Situated in Chelsea Factory, SANYFW felt more like a wedding or a family reunion. The show twisted the common components of a typical New York Fashion Week show with Desi flair.

The attendees, press, and volunteers were majority South Asian. Boisterous conversations between strangers often filled the room, leaving a hum of Urdu, Hindi, and many other languages besides English. In the background, a DJ played Bollywood hits and Desi pop from across the diaspora.

Behind the curtains, designers and models frantically prepared for the runway. Last minute changes and nervous energy are to be expected from any fashion show. To the audience, the show went without error.

For the Sunday show I attended, the featured designers were Rivesse, JinaShili by Shili, Margi Official, and Aara by Sana.

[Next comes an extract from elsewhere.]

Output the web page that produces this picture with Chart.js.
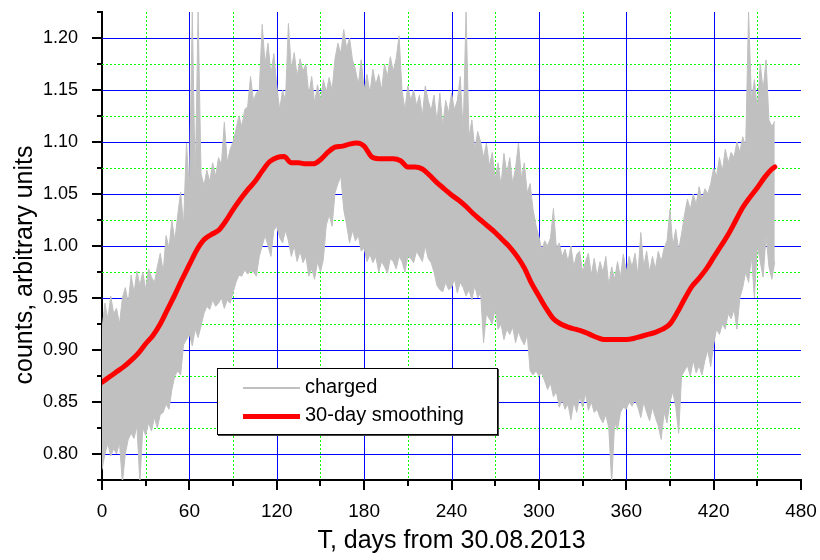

Margi Official’s designs, inspired by Netflix show Bridgerton, reminded us that British fashion stole from its colonial subjects. Her two-piece sequined ball gowns, many complete with gloves, drew influence from lehengas and South Asian embellishment practices. They demonstrated how much of Western formal attire holds much of its roots in the South Asian subcontinent.

The gesture to Bridgerton, known for casting people of color in historically white roles, symbolically advocates for more South Asian inclusion in the fashion industry. The clothing line plays within the frame of Western fashion, showing that South Asians can meet white, Western beauty standards. Designers like Rivesse chose to engage less with Western fashion and uplift South Asian beauty in its own right.

Rivesse - South Asian men's fashion brand
Photo credit: Rivesse

Almost any audience member could find themselves wearing the clothing on the runway, regardless of their body type, ethnicity, height, or age. The selection of the models placed people from marginalized communities across the diaspora, such as Indo Guyanese folks, into the clothing. There was even a range of several decades between the youngest and oldest model.

As I stood there, I felt so much pride in our culture. I wished I could share the experience with my grandmother, and with South Asians everywhere.

See also: Forgotten fashionistas: Rediscovering my grandmother’s identity through fashion

Fashion, but not for everyone

But there is a problem. For South Asian fashion to be regarded as “high fashion,” that experience cannot be shared with everyone. 

Fashion codes who people are. What people wear tells us so much about them, because so much social information is woven into our clothes. Think “blue means baby boy” or even the phrase “white collar workers.”

Aara by Sana - South Asian fashion
Photo credit: Aara by Sana

High fashion marks the upper class. The elite class manufactures exclusivity to identify each other and suppress a rising middle class from joining them, according to scholars.

If we want to be able to wear saris to work or kurtas to dates, our clothes need to get the widespread stamp of approval as fashion, not ethnic wear. With its entrance into New York Fashion Week, South Asian attire has earned that label. But by doing so, it has adopted a certain level of exclusivity. Invite-only VIP events, exorbitant ticket prices, and pressure for attendees to dress expensively at SANYFW serve as a few examples of how that exclusivity manifested.

But if the show were more accessible, would the clothing on the runway still be high fashion?

Even if South Asian styles become high fashion, elites could use it as a marker of class. Then, our own clothing could become a wedge to divide South Asian against each other along class lines.

The problem is one of timing: South Asian designers and South Asian fashion will not be viewed as valuable outside of the subcontinent until they receive elite cultural recognition. But the process of getting this recognition inherently excludes a large part of our community.

SANYFW has chosen to be exclusive, and that decision has allowed them to break barriers. After becoming established, hopefully they will turn their heads outwards to uplift the rest of the community and share the experience of having pride in fashion with folks like my grandmother.